He de reconocer que me asombra, cada día más, cómo se verbaliza el gran artefacto de la miseria política y cómo una gran parte de la opinión pública sucumbe a ese entramado de medias verdades o falsas promesas. Lo que era y sigue siendo la fórmula habitual de las campañas electorales, ahora se extiende como una epidemia más allá del “obligado” contexto electoral. Y todo esto no sería anecdótico (ni nada novedoso) si no fuera porque el actual relato político es, en buena parte, responsable de la pérdida permanente e irreversible de una opinión pública, cuya reflexión individual es inexistente o está subordinada a las estructuras de poder en todos sus ámbitos, incluido el de la capacidad mediática como gran herramienta de persuasión.
Nos llevaría mucho tiempo examinar toda la “logística” en la cadena de transmisión del discurso político. Sin embargo, no es difícil comprobar cómo gran parte de la ciudadanía se ha convertido en un simple constructo de seducción del relativismo político. En otras palabras: los mass media fomentan que se repita como cacatúas lo que se dicta desde la esfera política sin mayor convencimiento o reflexión que la de su propio pulso ideológico. Dicho de otro modo, replican con absoluto convencimiento el hilo argumental político en una suerte de trance dogmático. Es decir, sectarismo en estado puro. Y aquí subyace lo novedoso y también lo peligroso del asunto.

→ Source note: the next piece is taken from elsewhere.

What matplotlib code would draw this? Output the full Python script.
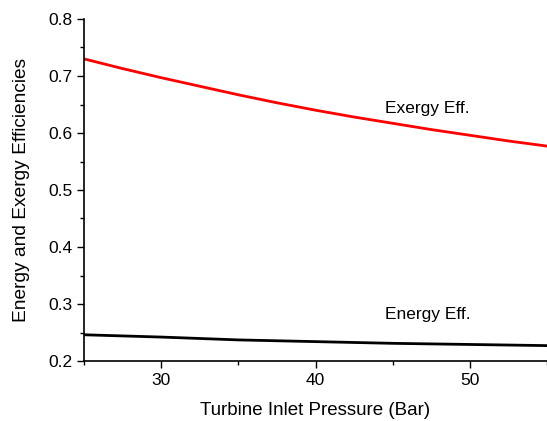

Es tal la sumisión del pensamiento crítico al imperio del dogmatismo político, que no ya no nos extraña que la enajenación colectiva se haya apoderado de la sociedad hasta tal punto que ahora el Otro es el enemigo a batir: “si no estás con nosotros, estás contra nosotros”. Como tampoco es de extrañar que la actual polarización que sufre gran parte de la sociedad occidental, tenga su génesis en el yugo de la subordinación política. No hay que ser un sesudo analista político para caer en la cuenta de que la polarización se alimenta de los extremismos identitarios y, en particular, de la extraordinaria ceguera que presenta buena parte de la sociedad.
Es precisamente esa ausencia de una mirada individual, reflexiva y crítica sobre la perversidad del discurso político lo que ha favorecido que la sociedad se divida en dos mitades, criminalizándola, estigmatizándola y sectorizándola a partes iguales tanto desde el discurso oficialista como desde el discurso opositor, aunque en el caso de España –si se me permite la digresión–, recaiga mayor culpabilidad en el primero que en el segundo, pues no olvidemos que el gran arquitecto del muro español se esconde en las trincheras socialistas desde el mismo día de su investidura.
Habría que retrotraerse a tiempos más oscuros de la historia para examinar qué consecuencias conlleva el abrazo al dogmatismo político y la consiguiente pérdida del juicio colectivo (léase sectarismo). Bastaría con echar una mirada a la Alemania de Hitler y a la Unión Soviética de Stalin para darse de cuenta de cuál fue su desenlace. Desde un prisma más actual, si observamos la división social (y tremenda polarización) que ha desatado la América woke de Biden; la ultranacionalista de Trump o la España socialista (y comunista) de Sánchez y sus “aliados”, por citar solo algunos ejemplos, encontraremos bastantes paralelismos con aquellas cenizas del pasado, algunos de ellos bastante ilustrativos.
La antesala de la actual polarización en las democracias de Occidente, fruto del dogmatismo político y del sectarismo, es la expresión de extremismos en un caótico “todos contra todos”: los republicanos contra los demócratas; los de la izquierda contra los de la derecha; el feminismo radical contra el más tradicional; los blancos contra los negros; los españoles contra los inmigrantes… etc. Todos estos y otros “bandos” (seguramente que el lector tiene en mente muchos más) abonan el terreno de lo irreconciliable, al mismo tiempo que el mantra dogmático sigue nutriéndose del individuo que antepone su mirada crítica o reflexiva a la ideología y termina por echarse en brazos del sectarismo.
Vivimos bajo la colonización de una narrativa política muy propensa al tribalismo o, si se quiere, a un atavismo primitivo que canibaliza la convivencia social. La espiral de la polarización sigue su curso al mismo tiempo que el individuo y, en términos generales, la opinión pública ha abandonado el sano ejercicio de reflexionar y ser crítica, entregándose al dogmatismo político promovido por las celdas mediáticas y las redes sociales. Si en Occidente no somos capaces de discernir las verdades de las falsas promesas; el sectarismo dogmático de la tolerancia hacia el Otro; o el autoritarismo colectivo de la libertad individual, lo que estará en jaque será la continuidad de una lógica democrática en todo Occidente. Es cuestión de tiempo.